Request> Below are some records; quote exactly the lines from the one that contains "Emit a Python" through the one that contains "return (p - L) / (R - L)", inclusive, and no others.
════════════════
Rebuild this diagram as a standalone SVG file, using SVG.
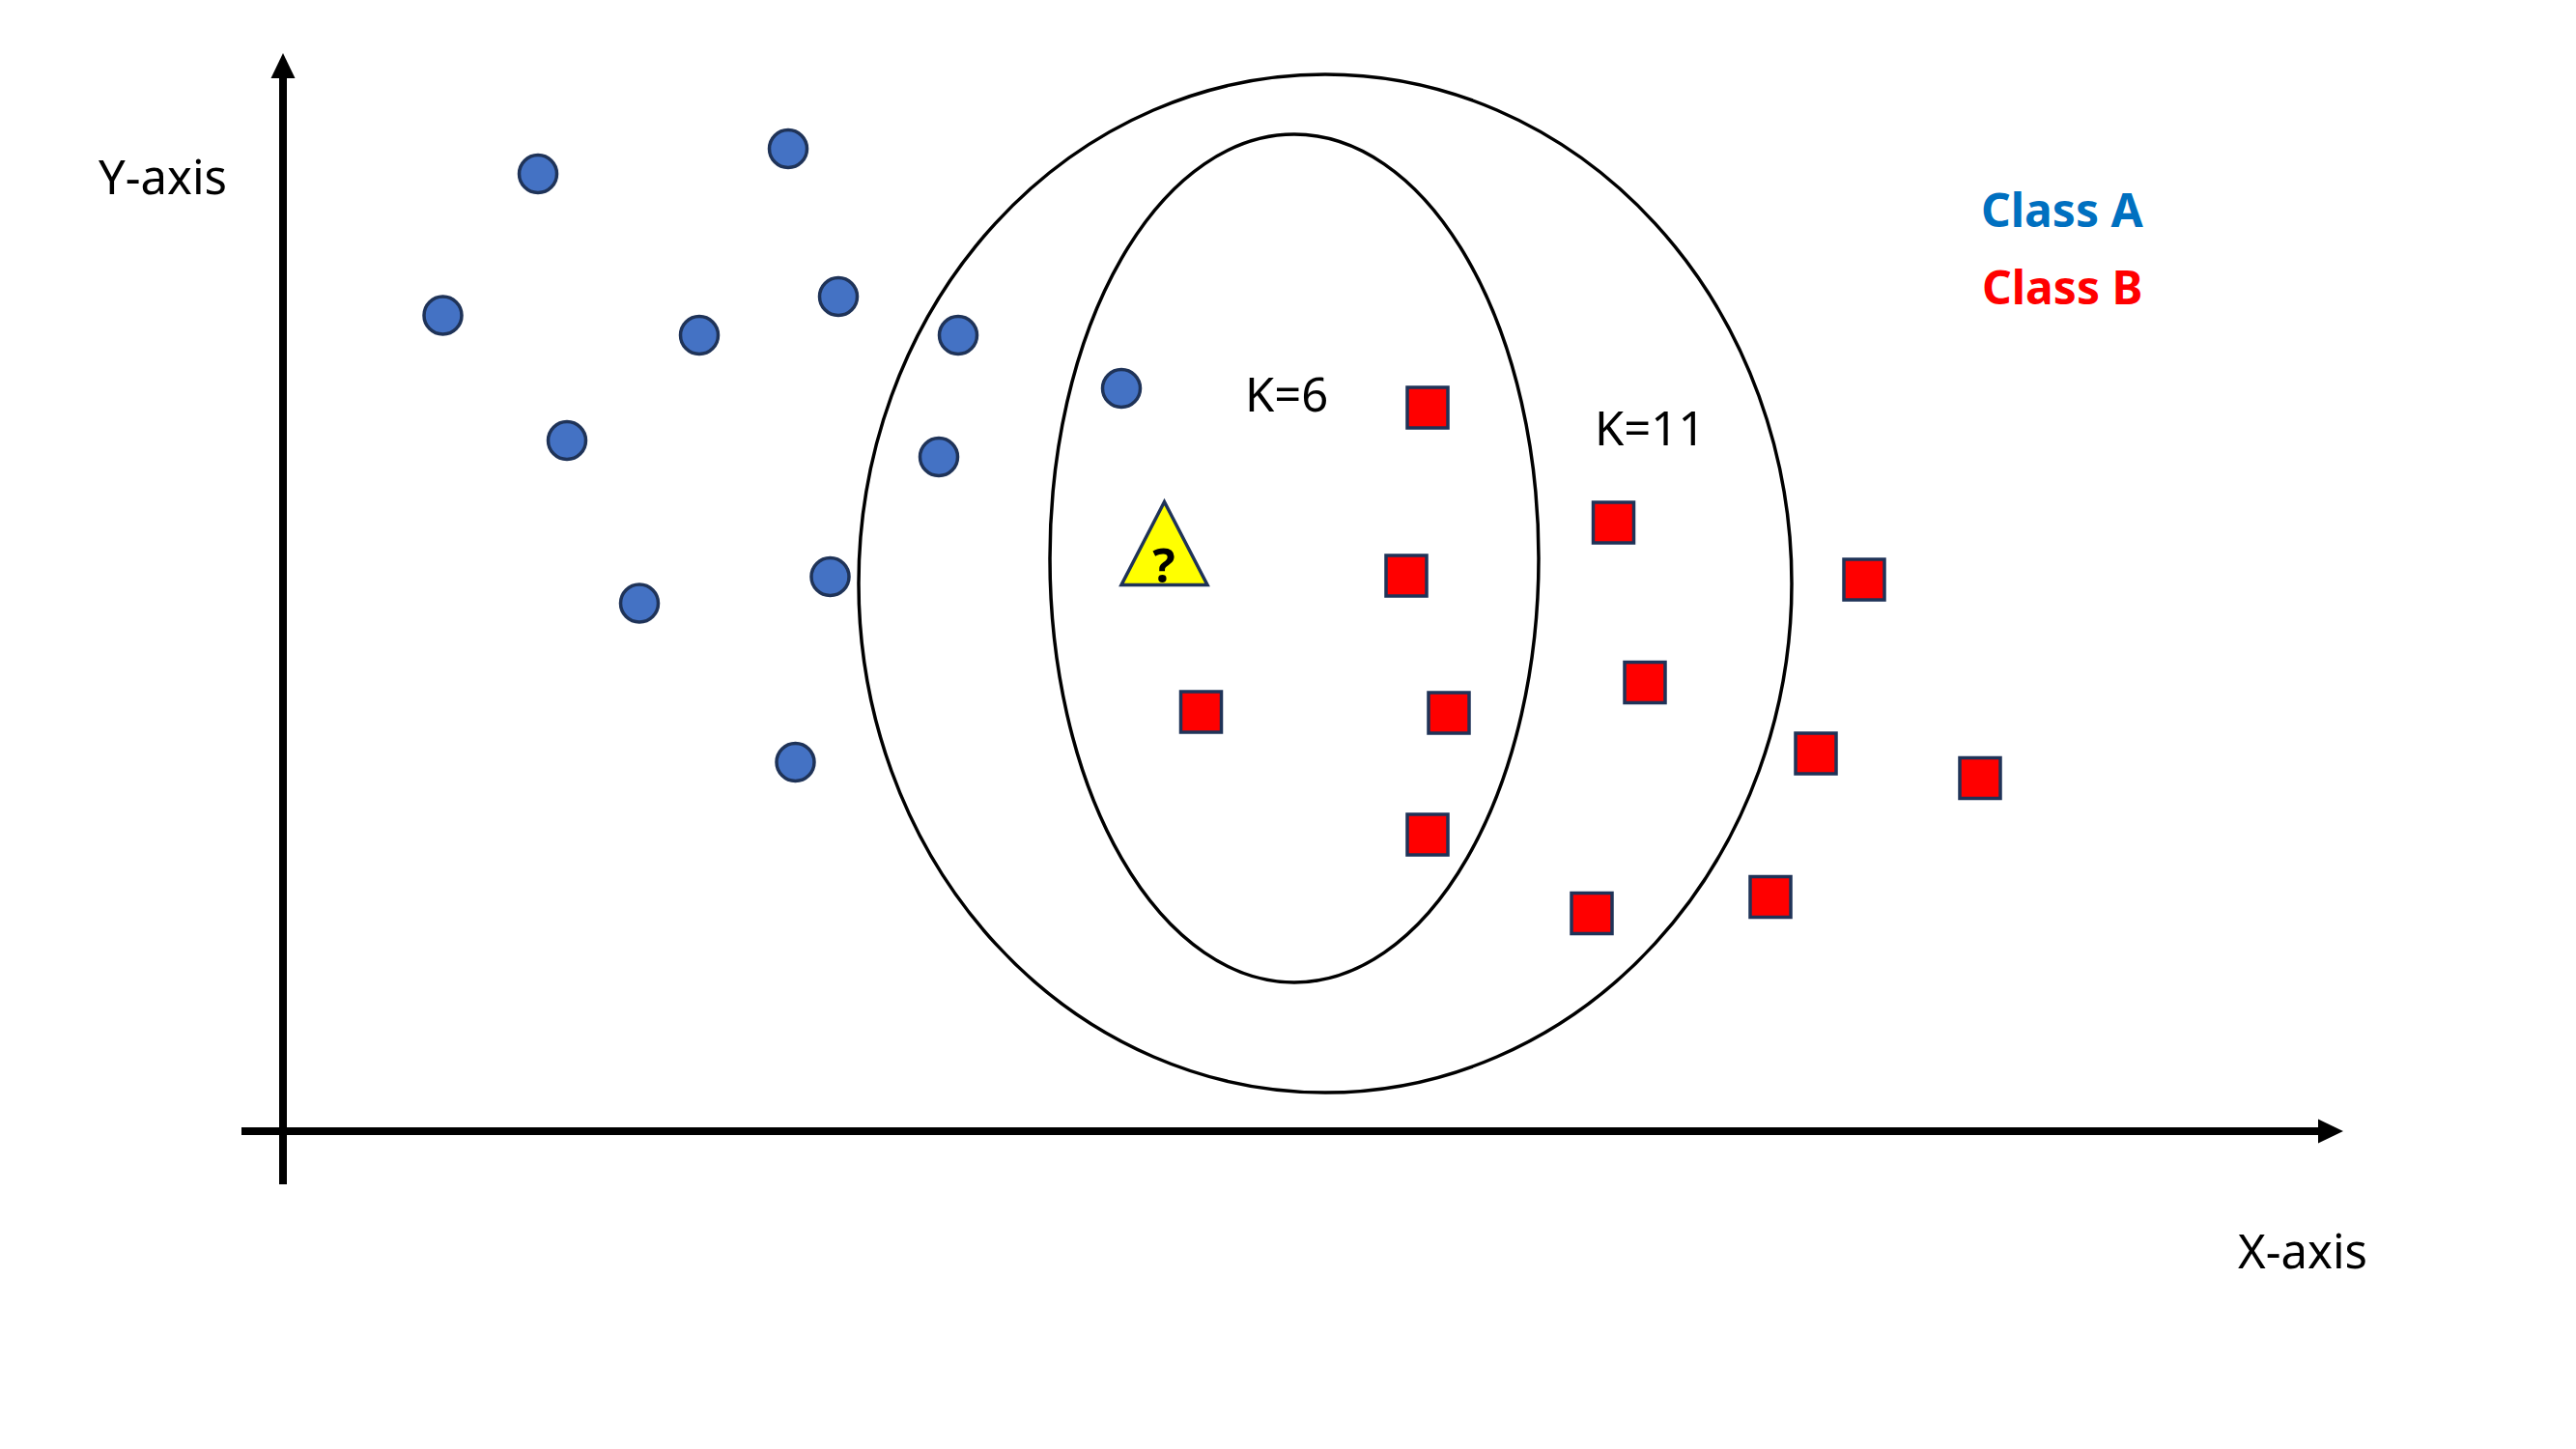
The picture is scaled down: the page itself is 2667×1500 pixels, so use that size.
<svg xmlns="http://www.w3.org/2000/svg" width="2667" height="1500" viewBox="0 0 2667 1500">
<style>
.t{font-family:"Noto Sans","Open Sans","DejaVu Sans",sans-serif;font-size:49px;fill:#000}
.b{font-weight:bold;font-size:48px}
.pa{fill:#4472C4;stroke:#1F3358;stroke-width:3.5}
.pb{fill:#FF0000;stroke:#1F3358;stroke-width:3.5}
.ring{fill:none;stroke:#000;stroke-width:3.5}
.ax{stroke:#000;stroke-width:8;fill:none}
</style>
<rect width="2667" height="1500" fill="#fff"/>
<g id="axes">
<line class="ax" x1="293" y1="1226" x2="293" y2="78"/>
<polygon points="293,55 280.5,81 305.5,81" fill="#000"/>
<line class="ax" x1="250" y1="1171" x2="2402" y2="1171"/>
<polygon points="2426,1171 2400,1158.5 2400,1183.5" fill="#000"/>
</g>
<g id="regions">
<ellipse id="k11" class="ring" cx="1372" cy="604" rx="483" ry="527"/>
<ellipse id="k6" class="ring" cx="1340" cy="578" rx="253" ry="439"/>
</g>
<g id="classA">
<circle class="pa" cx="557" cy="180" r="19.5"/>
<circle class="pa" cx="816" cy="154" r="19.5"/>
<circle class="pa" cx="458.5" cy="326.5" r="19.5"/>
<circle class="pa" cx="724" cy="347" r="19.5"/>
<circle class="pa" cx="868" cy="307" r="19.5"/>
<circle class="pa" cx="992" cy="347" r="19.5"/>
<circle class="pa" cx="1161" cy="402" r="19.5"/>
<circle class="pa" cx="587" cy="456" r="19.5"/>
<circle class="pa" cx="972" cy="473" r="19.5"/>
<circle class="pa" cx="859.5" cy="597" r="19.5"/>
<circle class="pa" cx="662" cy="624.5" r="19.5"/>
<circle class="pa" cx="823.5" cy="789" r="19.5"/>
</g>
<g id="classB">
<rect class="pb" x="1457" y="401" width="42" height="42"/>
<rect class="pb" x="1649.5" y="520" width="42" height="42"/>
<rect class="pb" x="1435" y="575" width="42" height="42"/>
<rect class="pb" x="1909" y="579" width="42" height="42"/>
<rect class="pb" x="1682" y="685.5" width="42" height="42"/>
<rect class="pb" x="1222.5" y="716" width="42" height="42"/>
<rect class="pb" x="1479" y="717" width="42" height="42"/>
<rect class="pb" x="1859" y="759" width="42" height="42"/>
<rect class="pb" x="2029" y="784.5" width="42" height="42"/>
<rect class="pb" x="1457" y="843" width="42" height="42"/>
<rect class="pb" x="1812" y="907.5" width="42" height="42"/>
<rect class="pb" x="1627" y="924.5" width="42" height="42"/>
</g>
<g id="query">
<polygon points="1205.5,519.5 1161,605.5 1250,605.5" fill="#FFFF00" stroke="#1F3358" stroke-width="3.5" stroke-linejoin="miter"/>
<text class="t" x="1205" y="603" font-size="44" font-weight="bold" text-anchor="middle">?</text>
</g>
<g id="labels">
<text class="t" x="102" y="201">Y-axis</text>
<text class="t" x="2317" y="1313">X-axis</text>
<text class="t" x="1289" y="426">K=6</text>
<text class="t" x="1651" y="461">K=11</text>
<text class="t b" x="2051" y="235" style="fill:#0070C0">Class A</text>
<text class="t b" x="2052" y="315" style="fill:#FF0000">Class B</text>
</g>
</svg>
════════════════
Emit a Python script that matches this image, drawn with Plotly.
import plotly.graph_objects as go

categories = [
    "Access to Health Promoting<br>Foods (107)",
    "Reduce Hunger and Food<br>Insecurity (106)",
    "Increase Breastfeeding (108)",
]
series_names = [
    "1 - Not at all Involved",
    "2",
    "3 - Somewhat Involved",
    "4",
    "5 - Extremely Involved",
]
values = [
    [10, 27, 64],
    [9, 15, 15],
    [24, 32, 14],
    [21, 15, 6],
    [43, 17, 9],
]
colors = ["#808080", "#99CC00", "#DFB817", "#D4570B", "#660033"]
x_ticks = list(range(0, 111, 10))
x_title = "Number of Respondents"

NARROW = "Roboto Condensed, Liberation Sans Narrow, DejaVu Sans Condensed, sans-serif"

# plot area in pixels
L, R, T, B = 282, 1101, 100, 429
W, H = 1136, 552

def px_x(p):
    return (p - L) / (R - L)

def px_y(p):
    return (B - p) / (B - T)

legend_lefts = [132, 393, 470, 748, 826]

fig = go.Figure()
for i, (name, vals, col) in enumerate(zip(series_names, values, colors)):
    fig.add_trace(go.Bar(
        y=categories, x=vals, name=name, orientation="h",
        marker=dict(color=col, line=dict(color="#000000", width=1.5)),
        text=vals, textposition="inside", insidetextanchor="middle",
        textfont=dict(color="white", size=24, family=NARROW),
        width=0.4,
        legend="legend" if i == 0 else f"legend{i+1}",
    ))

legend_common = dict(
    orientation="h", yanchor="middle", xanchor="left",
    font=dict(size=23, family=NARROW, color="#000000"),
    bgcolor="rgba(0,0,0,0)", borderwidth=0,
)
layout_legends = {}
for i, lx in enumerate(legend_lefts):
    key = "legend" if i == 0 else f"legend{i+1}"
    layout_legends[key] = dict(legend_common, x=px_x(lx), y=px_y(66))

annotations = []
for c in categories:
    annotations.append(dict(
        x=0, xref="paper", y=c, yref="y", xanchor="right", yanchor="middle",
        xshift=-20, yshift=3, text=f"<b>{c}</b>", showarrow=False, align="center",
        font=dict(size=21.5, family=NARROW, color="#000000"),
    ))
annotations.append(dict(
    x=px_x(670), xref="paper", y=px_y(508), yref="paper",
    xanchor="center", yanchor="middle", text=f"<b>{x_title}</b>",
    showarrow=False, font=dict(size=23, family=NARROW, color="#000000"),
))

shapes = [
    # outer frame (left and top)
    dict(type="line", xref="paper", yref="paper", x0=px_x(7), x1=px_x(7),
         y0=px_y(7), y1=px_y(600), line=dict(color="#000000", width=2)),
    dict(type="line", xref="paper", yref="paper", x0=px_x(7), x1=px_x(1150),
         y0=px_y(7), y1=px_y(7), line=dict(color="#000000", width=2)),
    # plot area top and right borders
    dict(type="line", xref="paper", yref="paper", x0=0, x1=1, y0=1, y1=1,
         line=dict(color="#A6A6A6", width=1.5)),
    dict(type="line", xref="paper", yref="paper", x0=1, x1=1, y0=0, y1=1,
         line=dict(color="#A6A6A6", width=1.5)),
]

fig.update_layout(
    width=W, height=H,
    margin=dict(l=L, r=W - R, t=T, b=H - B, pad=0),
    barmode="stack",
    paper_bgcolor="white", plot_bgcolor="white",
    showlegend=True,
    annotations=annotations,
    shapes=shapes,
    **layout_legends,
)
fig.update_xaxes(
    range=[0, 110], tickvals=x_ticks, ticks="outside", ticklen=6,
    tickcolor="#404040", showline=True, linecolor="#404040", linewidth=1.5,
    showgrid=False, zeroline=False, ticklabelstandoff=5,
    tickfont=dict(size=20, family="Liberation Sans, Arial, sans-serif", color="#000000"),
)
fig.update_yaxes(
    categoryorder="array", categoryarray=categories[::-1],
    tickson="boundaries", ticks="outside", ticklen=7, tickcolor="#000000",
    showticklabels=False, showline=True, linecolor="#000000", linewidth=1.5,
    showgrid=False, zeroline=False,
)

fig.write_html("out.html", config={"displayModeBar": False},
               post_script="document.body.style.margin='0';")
════════════════
Correct output>
Emit a Python script that matches this image, drawn with Plotly.
import plotly.graph_objects as go

categories = [
    "Access to Health Promoting<br>Foods (107)",
    "Reduce Hunger and Food<br>Insecurity (106)",
    "Increase Breastfeeding (108)",
]
series_names = [
    "1 - Not at all Involved",
    "2",
    "3 - Somewhat Involved",
    "4",
    "5 - Extremely Involved",
]
values = [
    [10, 27, 64],
    [9, 15, 15],
    [24, 32, 14],
    [21, 15, 6],
    [43, 17, 9],
]
colors = ["#808080", "#99CC00", "#DFB817", "#D4570B", "#660033"]
x_ticks = list(range(0, 111, 10))
x_title = "Number of Respondents"

NARROW = "Roboto Condensed, Liberation Sans Narrow, DejaVu Sans Condensed, sans-serif"

# plot area in pixels
L, R, T, B = 282, 1101, 100, 429
W, H = 1136, 552

def px_x(p):
    return (p - L) / (R - L)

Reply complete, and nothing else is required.